Wahre Begebenheit mit aktuellem Bezug zur Gegenwart
Die englische Autorin Kate Thompson lebt selbst in London. Als die Bethnal Green Library achtzig Jahre nach dem zweiten Weltkrieg zu Beginn der Pandemie ihren Betrieb einstellen muss und ihr Fortbestand gefährdet scheint, beteiligt sie sich an einer Rettungskampagne gegen die Bibliotheks-Schließung. Um eindringlich an die bewegte Vergangenheit der Bücherei zu erinnern und die Bedeutsamkeit für ihre Besucher hervorzuheben, entsteht als Thompsons Beitrag zur Initiative ihr Roman, der in fiktiver Form die Geschichte der „shelter-library“ aufleben lässt. Ausgehend von „The Blitz“, den nicht enden wollenden Luftangriffen der Deutschen zwischen Herbst 1940 und Frühjahr 1941, bei denen die Menschen vor der Bedrohung aus der Luft unter die Erde flohen. Mit einer Rahmenhandlung versetzt sie die Erzählung in die Tage von Corona und lässt eine Figur des Buches als Zeitzeugin in einer Rückblende die Geschehnisse im unterirdischen Behelfsbunker berichten. Dabei verarbeitet sie reale Ereignisse und Namen, die Charaktere sind jedoch frei erfunden.
Kate Thompson gelingt der Balanceakt zwischen der Schilderung, der oft erschütternden, tragischen Vorkommnisse des Krieges und dem Glauben an eine neue Liebe in einer friedlichen Zukunft ohne Rührseligkeit. Mitreißend und einfühlsam geschrieben, zeigt das Buch immer Respekt gegenüber dem persönlichen Leid der Betroffenen.

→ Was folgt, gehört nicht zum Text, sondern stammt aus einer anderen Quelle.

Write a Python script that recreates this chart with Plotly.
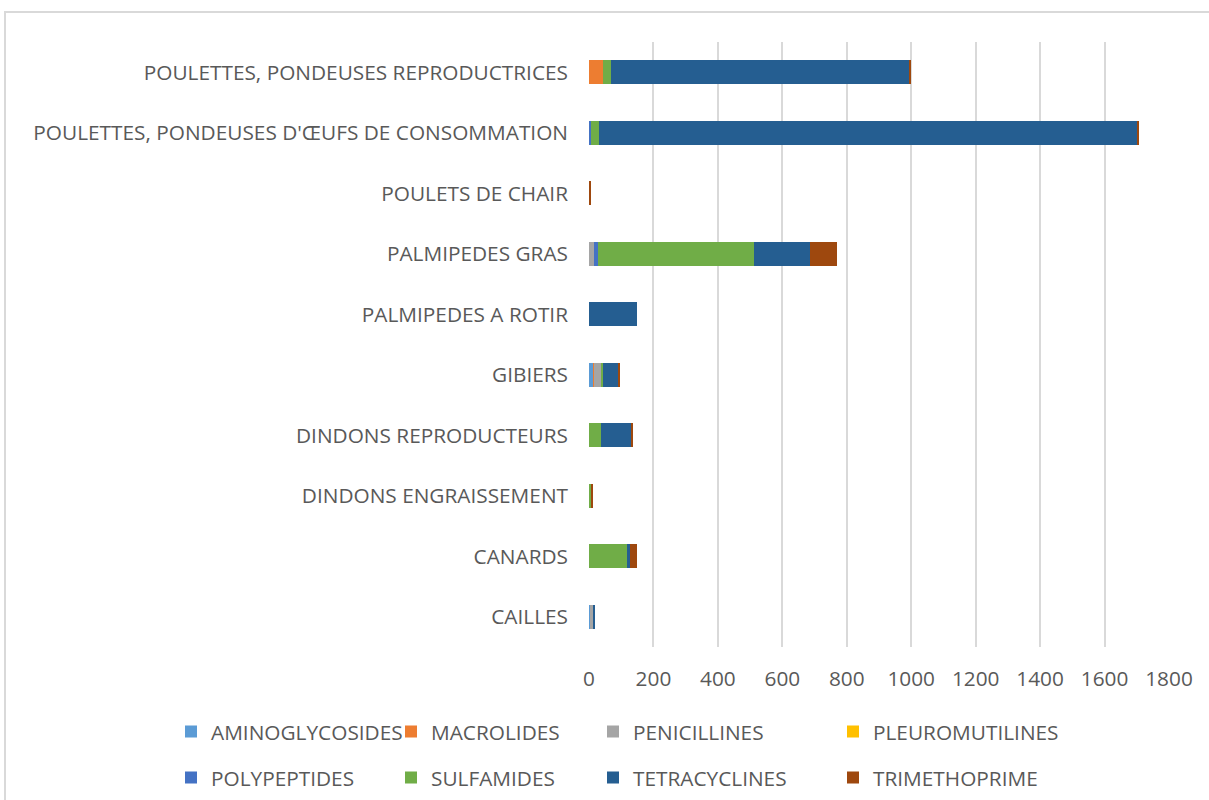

Durch die optimistische Einstellung der Protagonisten liest es sich motivierend und hoffnungsvoll. Die Hilfe, die diese für sich in Büchern finden, und die sie, als Verantwortliche durch das Angebot der unterirdischen ganz besonderen Bücherei auch deren Publikum schenken, wird dabei zum eindrucksvollen Beispiel dafür, was Lesen in Notsituationen bewirken kann und wie wichtig ein freier Zugriff auf Bücher ist, den gerade eine öffentliche Bibliothek garantiert - ein Ort wie die Bethanal Green Library - sowohl damals als auch heute.
Fazit
Der Roman vereint bewegend erzählt, historische Wirklichkeit, Fiktion und aktuellen Gegenwartsbezug. Trotz des erschütternden Kriegsszenarios bestimmt der feste Zukunftsglaube der starken Charaktere den positiven Tenor der Geschichte. Genau das das richtige Buch für die Ausleihe der Bibliothek der Hoffnung.